6. What we have already said, in regard to the questions of fact and law presented by the appeal of the defendant, from the part of the decree granting the restraining injunction, renders it necessary to say but little in regard to the appeal of the plaintiff from that part of the decree which refused the mandatory injunction requiring the defendants to remove their governors from the meters. For if we are correct in what we have said, namely, that the plaintiffs are legally entitled to the sole control of the meters and connections, and if the governors were illegally placed on the meters without the consent of the plaintiffs and without any inducements on the part of the latter, being free from laches, it follows necessarily that the governors should be removed. Who should remove them? Undoubtedly the defendants who placed them there. It is no answer to this requirement of the decree that the defendants are not in control of *750 the premises of the consumers; the consumers gave their consent, as alleged, to placing the governors, and it is not to be presumed that they will attempt to prevent the defendants from performing a plain duty imposed on them by the decree — or put themselves in the position of resisting a valid decree of a Court of competent jurisdiction. When such a condition arises it will be time enough to consider the questions it may present.

7. In conclusion, we think it proper to consider some of the suggestions which have been made to the form of the decree.

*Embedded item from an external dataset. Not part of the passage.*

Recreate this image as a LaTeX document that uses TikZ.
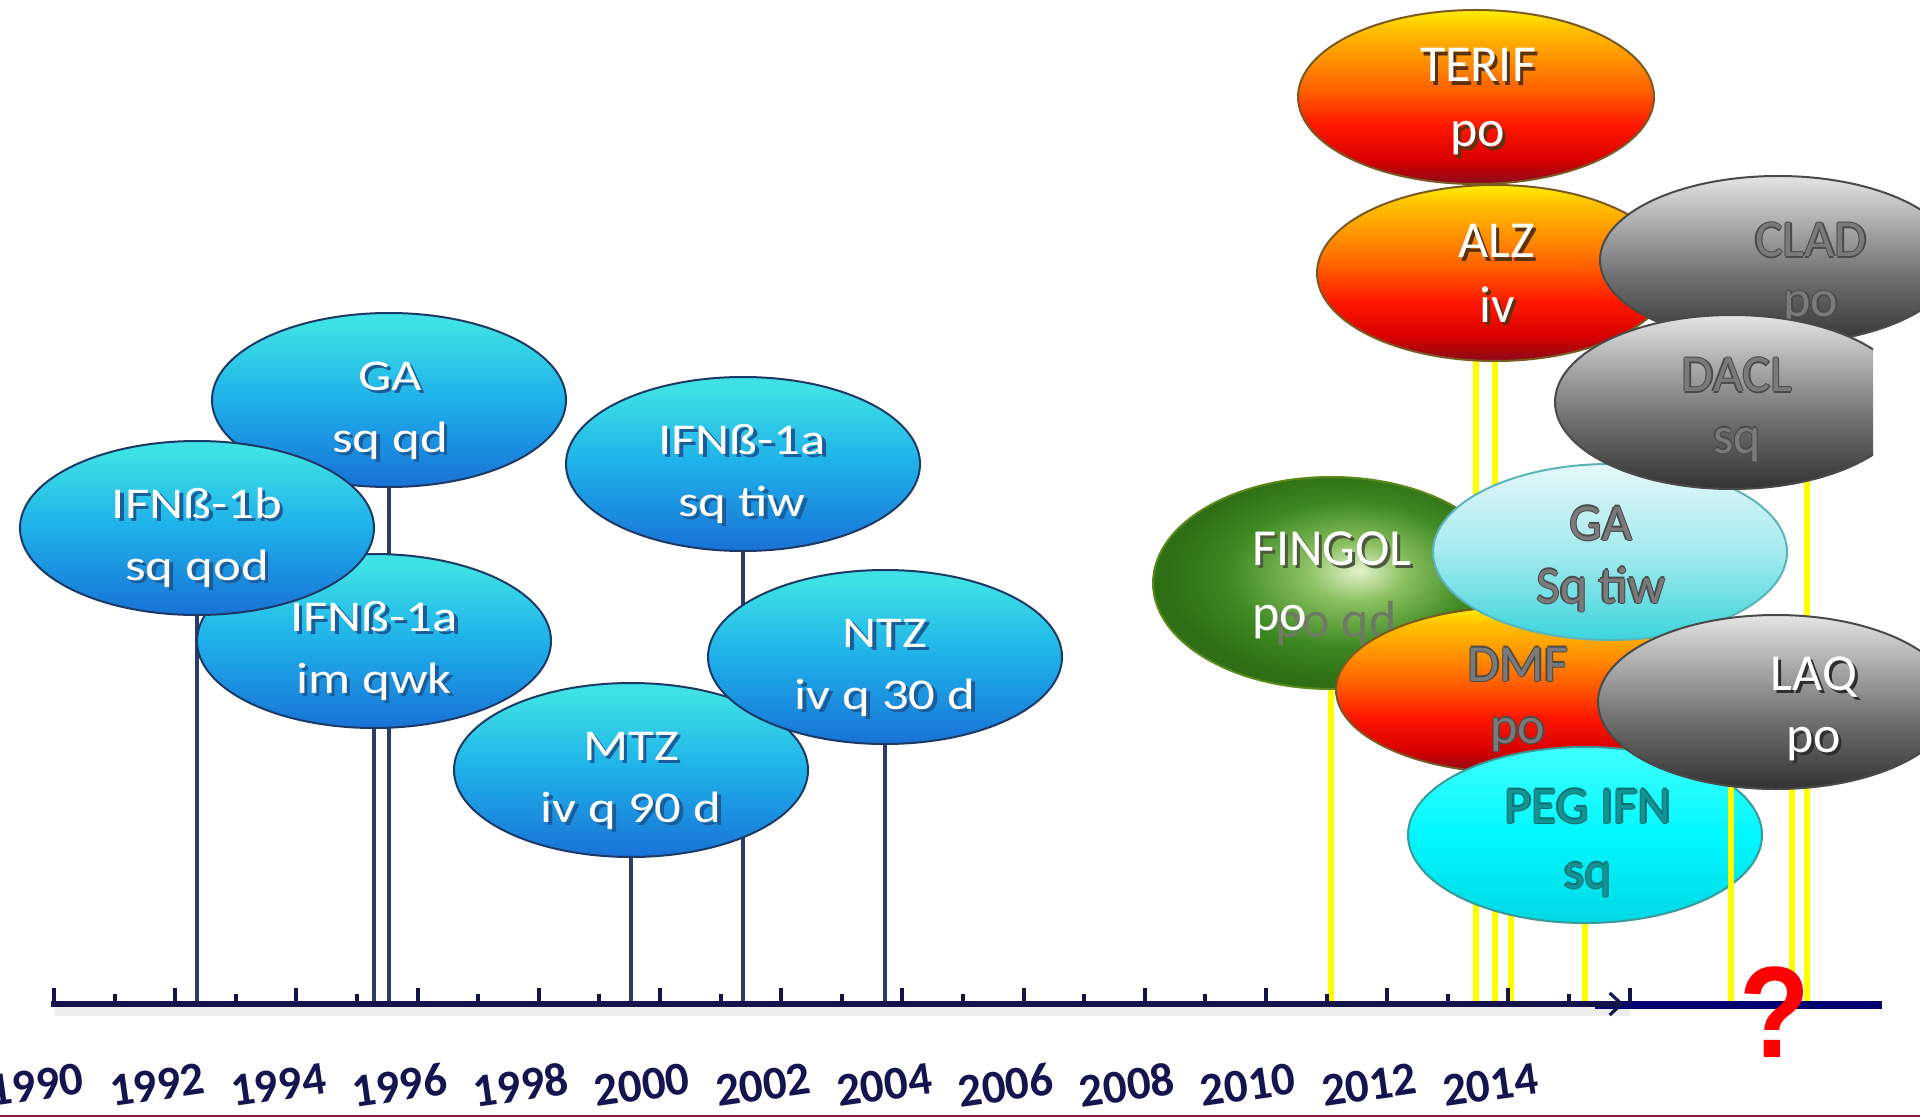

If the meter and its connections belong to the plaintiff, it is equally clear that the iron pipe which carries the gas from lead pipe or meter connection of the plaintiff is the property of the consumer or of the owner of the house, and we think it is clear he is at liberty to place the governor on any part of that pipe. And if he should determine to use the end of his iron pipe nearest to the meter as the point at which he will place the governor, we are of opinion he should be allowed to do so, under such reasonable regulations as may be made by the Governor Company and the Gas Company. There can, it seems to us, be no difficulty in making such regulations as should be satisfactory to each party. It appears by the testimony that if the governor is not allowed to be placed on the meter nor at the end of pipe connecting with the house pipe, the latter would have to be cut to put it on. Now, inasmuch as it also appears from the testimony that the plaintiff does not claim to have the absolute right in all cases to connect its lead-pipe with the house-pipe, but leaves that to the consumer and requires him to do it, it would seem to be going very far to say that under no circumstances shall the consumer or his agent make that connection. We think that having the right, as we have said, to use the end of his iron pipe which we have indicated, as the place where he may put the governor, it is the duty of the parties interested to make reasonable rules *751 as to the manner in which, and by whom the work is to be done.

In this respect, therefore, the decree should be so modified that the necessary connection may be made under such reasonable regulations as the plaintiffs and defendants shall agree upon; the Court retaining control of this case to see that this be done.

Inasmuch as we have said that in our opinion the "governors" now on the meters of the plaintiff must be removed, it is proper that we should also say that this work of removal, as well as the making of the new connection, if the governors shall be placed on the end of the consumer's pipe nearest the meter, should be done according to such rules and regulations as shall be adopted by the parties.

Affirmed in part and reversed in part, and remanded, c. Eachparty to pay its own costs.